Formative Dialectic

Onground Gallery, Seoul, South Korea

2014

Collaboration with Studio SMA

The <Formative Dialectic> is a series of dialectic investigations that explores the formal elements of sculpture-painting-architecture.

Joon-Hong Min draws impression of his experiences in cities, and Seung-Bum Ma transforms Min’s drawings into three dimensional architectural spaces. They create three-dimensional artifacts that can be categorized as sculpture. They adhere to a labor-intensive process through designing, cutting, drawing, and gluing elements of artifacts with hands like craftsman. At the same time, they try to avoid pedantic as well as ostentatious attitudes. Their analogue and handicraft approach that demands time reveals solidity, authenticity, and honesty.

It is difficult to define their work’s format. It may be classified as a sculpture since it occupies three dimensional spaces, while the lines drawn on the surface seem as if they are a part of an abstract painting. Moreover, repetitive horizontal as well as vertical components of their work are reminding us of classic architectural elements, such as a colonnade, pilotis, and a corridor. I would, therefore, like to call their work as a ‘Construction’. (Refer to Alexander Rodchenko and Sol Lewitt). This is because their work traverses boundary of sculpture, painting, and architecture.

Spatial drawings based on perspective representation are reinvented to three dimensional solid under new mathematical rules. Outlines of their work create not a shape of square or rectangle, but a shape of trapezoid and lozenge. This leads us to experience completely different scenes of the space by where we stand. At some point, the space seems created by strict perspective rules, but at certain point, a scene gives drastic spatial experience. And finally, it appears like a surrealistic space that distorts perspective representation. At this moment, the perspective representation is dismantled, and the uniqueness of calculated vanishing point is dissolved while a beholder appreciates the work.
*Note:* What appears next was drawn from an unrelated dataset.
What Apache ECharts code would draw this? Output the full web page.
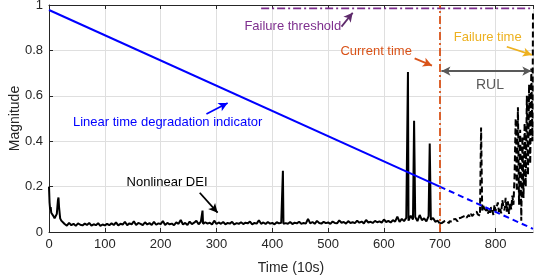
<!DOCTYPE html>
<html>
<head>
<meta charset="utf-8">
<script src="https://cdn.jsdelivr.net/npm/echarts@6/dist/echarts.min.js"></script>
<style>
  html, body { margin: 0; padding: 0; background: #fff; }
  #chart { width: 534px; height: 278px; }
</style>
</head>
<body>
<div id="chart"></div>
<script>
// ---- data ----
const xTicks = [0, 100, 200, 300, 400, 500, 600, 700, 800];
const yTicks = [0, 0.2, 0.4, 0.6, 0.8, 1];
const xMax = 867;

// nonlinear DEI, solid part (0 - 700), sampled every 4 time units
const deiSolidStep = 4;
const deiSolid = [
  0.200, 0.085, 0.070, 0.065, 0.140, 0.060, 0.045,
  0.035, 0.028, 0.040, 0.030, 0.036, 0.027, 0.038, 0.032, 0.029, 0.037,
  0.031, 0.040, 0.028, 0.034, 0.030, 0.039, 0.027, 0.033, 0.029, 0.036,
  0.030, 0.038, 0.031, 0.042, 0.029, 0.036, 0.033, 0.045, 0.030, 0.038,
  0.034, 0.047, 0.031, 0.040, 0.036, 0.030, 0.043, 0.033, 0.039, 0.031,
  0.045, 0.032, 0.038, 0.035, 0.048, 0.031, 0.040, 0.034, 0.037, 0.030,
  0.042, 0.036, 0.053, 0.033, 0.040, 0.031, 0.046, 0.035, 0.041, 0.050,
  0.034, 0.045, 0.036, 0.043, 0.037, 0.041, 0.033, 0.050, 0.035, 0.042,
  0.036, 0.044, 0.034, 0.040, 0.037, 0.045, 0.033, 0.039, 0.036, 0.043,
  0.035, 0.041, 0.038, 0.046, 0.034, 0.040, 0.037, 0.052, 0.036, 0.042,
  0.035, 0.044, 0.037, 0.040, 0.034, 0.043, 0.038, 0.041, 0.036, 0.039,
  0.036, 0.044, 0.035, 0.041, 0.038, 0.045, 0.036, 0.040, 0.037, 0.058,
  0.038, 0.044, 0.036, 0.049, 0.040, 0.037, 0.045, 0.039, 0.042, 0.036,
  0.046, 0.040, 0.038, 0.051, 0.041, 0.044, 0.037, 0.048, 0.040, 0.043,
  0.039, 0.050, 0.041, 0.046, 0.038, 0.053, 0.042, 0.045, 0.040, 0.049,
  0.043, 0.047, 0.041, 0.055, 0.044, 0.049, 0.042, 0.052, 0.046, 0.068,
  0.045, 0.058, 0.048, 0.062,
  0.050, 0.072, 0.055, 0.066, 0.048, 0.075, 0.052, 0.060, 0.047, 0.070,
  0.054, 0.062, 0.045, 0.050, 0.038
];
// extra samples between the regular ones (start-up transient and spikes)
const deiSolidExtra = [
  [1, 0.130], [2, 0.100], [3, 0.110], [6, 0.090], [10, 0.060], [14, 0.080],
  [17, 0.152], [18, 0.110], [22, 0.050],
  [275, 0.094], [419, 0.270], [643, 0.705], [654, 0.490], [682, 0.390]
];

// nonlinear DEI, dashed part (700 - 867), sampled every 2 time units
const deiDashStep = 2;
const deiDash = [
  0.038, 0.045, 0.040, 0.036, 0.047, 0.042, 0.050, 0.044, 0.039, 0.048,
  0.052, 0.045, 0.055, 0.049, 0.058, 0.051, 0.047, 0.060, 0.054, 0.063,
  0.057, 0.068, 0.060, 0.072, 0.063, 0.058, 0.075, 0.066, 0.080, 0.070,
  0.064, 0.082, 0.074, 0.090, 0.078, 0.085, 0.072, 0.460, 0.095, 0.115,
  0.100, 0.088, 0.105, 0.080, 0.095, 0.078, 0.110, 0.098, 0.075, 0.120,
  0.092, 0.085, 0.130, 0.088, 0.105, 0.082, 0.140, 0.115, 0.095, 0.150,
  0.090, 0.135, 0.080, 0.130, 0.100, 0.160, 0.120, 0.250,
  0.500, 0.180, 0.550, 0.120, 0.450, 0.050, 0.420, 0.150, 0.480, 0.200,
  0.600, 0.250, 0.650, 0.300, 0.720, 0.400
];
const deiDashExtra = [[867, 0.970]];

// linear time degradation indicator
const linSolidT = [0, 700];
const linSolidV = [0.978, 0.200];
const linDashT = [700, 867];
const linDashV = [0.200, 0.014];

// failure threshold and current time
const thresholdT = [380, 867];
const thresholdV = 0.985;
const currentTime = 700;

// ---- helpers ----
function samples(t0, step, vals, extra) {
  const pts = vals.map((v, i) => [t0 + i * step, v]).concat(extra);
  pts.sort((a, b) => a[0] - b[0]);
  return pts;
}
function pairs(ts, vs) {
  return ts.map((t, i) => [t, Array.isArray(vs) ? vs[i] : vs]);
}

const FONT = '"Liberation Sans", Arial, Helvetica, sans-serif';
const AXIS = '#262626';
const dashDot = [8, 3, 2, 3];

function arrow(from, to, color, both) {
  return [
    { coord: from, symbol: both ? 'arrow' : 'none', lineStyle: { color: color, width: 1.8, type: 'solid' } },
    { coord: to, symbol: 'arrow' }
  ];
}

const chart = echarts.init(document.getElementById('chart'), null, { renderer: 'canvas' });

const option = {
  backgroundColor: '#fff',
  animation: false,
  grid: { left: 49, right: 1, top: 5, bottom: 46, outerBoundsMode: 'none' },
  xAxis: [
    {
      type: 'value', min: 0, max: xMax, interval: 100,
      name: 'Time (10s)', nameLocation: 'middle', nameGap: 29,
      nameTextStyle: { color: AXIS, fontSize: 14, fontFamily: FONT },
      axisLine: { lineStyle: { color: AXIS, width: 1 } },
      axisTick: { inside: true, length: 4, lineStyle: { color: AXIS } },
      axisLabel: { color: AXIS, fontSize: 13, fontFamily: FONT, margin: 6, showMaxLabel: false },
      splitLine: { show: true, lineStyle: { color: '#dfdfdf', width: 1 } }
    },
    {
      // box line on top
      type: 'value', position: 'top', min: 0, max: xMax, interval: 100,
      axisLine: { show: true, lineStyle: { color: AXIS, width: 1 } },
      axisTick: { show: true, inside: true, length: 4, lineStyle: { color: AXIS } },
      axisLabel: { show: false },
      splitLine: { show: false }
    }
  ],
  yAxis: {
    type: 'value', min: 0, max: 1, interval: 0.2,
    name: 'Magnitude', nameLocation: 'middle', nameGap: 27, nameMoveOverlap: false,
    nameTextStyle: { color: AXIS, fontSize: 14, fontFamily: FONT },
    axisLine: { show: true, lineStyle: { color: AXIS, width: 1 } },
    axisTick: { show: true, inside: true, length: 4, lineStyle: { color: AXIS } },
    axisLabel: { color: AXIS, fontSize: 13, fontFamily: FONT, margin: 6 },
    splitLine: { show: true, lineStyle: { color: '#dfdfdf', width: 1 } }
  },
  series: [
    {
      name: 'Nonlinear DEI', type: 'line', symbol: 'none',
      data: samples(0, deiSolidStep, deiSolid, deiSolidExtra),
      lineStyle: { color: '#000', width: 2 }, z: 3
    },
    {
      name: 'Nonlinear DEI (future)', type: 'line', symbol: 'none',
      data: samples(700, deiDashStep, deiDash, deiDashExtra),
      lineStyle: { color: '#000', width: 2, type: [6, 3] }, z: 3
    },
    {
      name: 'Linear', type: 'line', symbol: 'none',
      data: pairs(linSolidT, linSolidV),
      lineStyle: { color: '#0000FF', width: 2 }, z: 4
    },
    {
      name: 'Linear (future)', type: 'line', symbol: 'none',
      data: pairs(linDashT, linDashV),
      lineStyle: { color: '#0000FF', width: 2, type: [6, 4] }, z: 4
    },
    {
      name: 'Failure threshold', type: 'line', symbol: 'none',
      data: pairs(thresholdT, thresholdV),
      lineStyle: { color: '#7E2F8E', width: 1.8, type: dashDot }, z: 4
    },
    {
      name: 'annotations', type: 'line', data: [], z: 5,
      markLine: {
        silent: true, animation: false,
        symbol: ['none', 'none'], symbolSize: [7, 9],
        label: { show: false },
        data: [
          { xAxis: currentTime, lineStyle: { color: '#D95319', width: 1.8, type: dashDot } },
          arrow([524, 0.905], [544, 0.966], '#5E2A6B'),
          arrow([655, 0.765], [686, 0.733], '#D95319'),
          arrow([820, 0.816], [865, 0.780], '#EDB120'),
          arrow([282, 0.520], [320, 0.568], '#0000FF'),
          arrow([270, 0.173], [302, 0.085], '#000000'),
          arrow([703, 0.709], [864, 0.709], '#595959', true)
        ]
      }
    }
  ]
};
chart.setOption(option);

// text labels placed in data coordinates
const labels = [
  { text: 'Failure threshold', at: [350, 0.907], color: '#7E2F8E', size: 13, align: 'left' },
  { text: 'Current time', at: [522, 0.794], color: '#D95319', size: 13, align: 'left' },
  { text: 'Failure time', at: [725, 0.855], color: '#EDB120', size: 13, align: 'left' },
  { text: 'RUL', at: [790, 0.648], color: '#595959', size: 14, align: 'center' },
  { text: 'Linear time degradation indicator', at: [43, 0.481], color: '#0000FF', size: 13, align: 'left' },
  { text: 'Nonlinear DEI', at: [139, 0.219], color: '#000000', size: 13, align: 'left' }
];
chart.setOption({
  graphic: labels.map(l => {
    const p = chart.convertToPixel({ gridIndex: 0 }, l.at);
    return {
      type: 'text', x: p[0], y: p[1], z: 10,
      style: { text: l.text, fill: l.color, font: l.size + 'px ' + FONT, align: l.align, verticalAlign: 'middle' }
    };
  })
});
</script>
</body>
</html>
I can say that this series of experience gives us a visual delight that betrays the logic of perspective rule on which it actually grounded.

Eventually, Euclidian geometry cannot explain nor describe the architectural space of their ‘Construction’. It is rather a topological space. By the topological space, I mean the space where the relationships among components of Construction generate the meanings of the space itself. However, ironically, a void space which is not occupied by the work produces the meaning. The lines, void spaces, and positive and negative characteristic of the three dimensional structure’s unevenness are intertwined with each other, and they keep subverting and changing the meaning of the work. All the procedures start from a viewer’s perspective. Here, the void space works as ‘the void’ of Lacan. It is a paradoxical element that does not possess any meanings but provokes any meanings, denying any inclusion in sculpture-painting-architecture.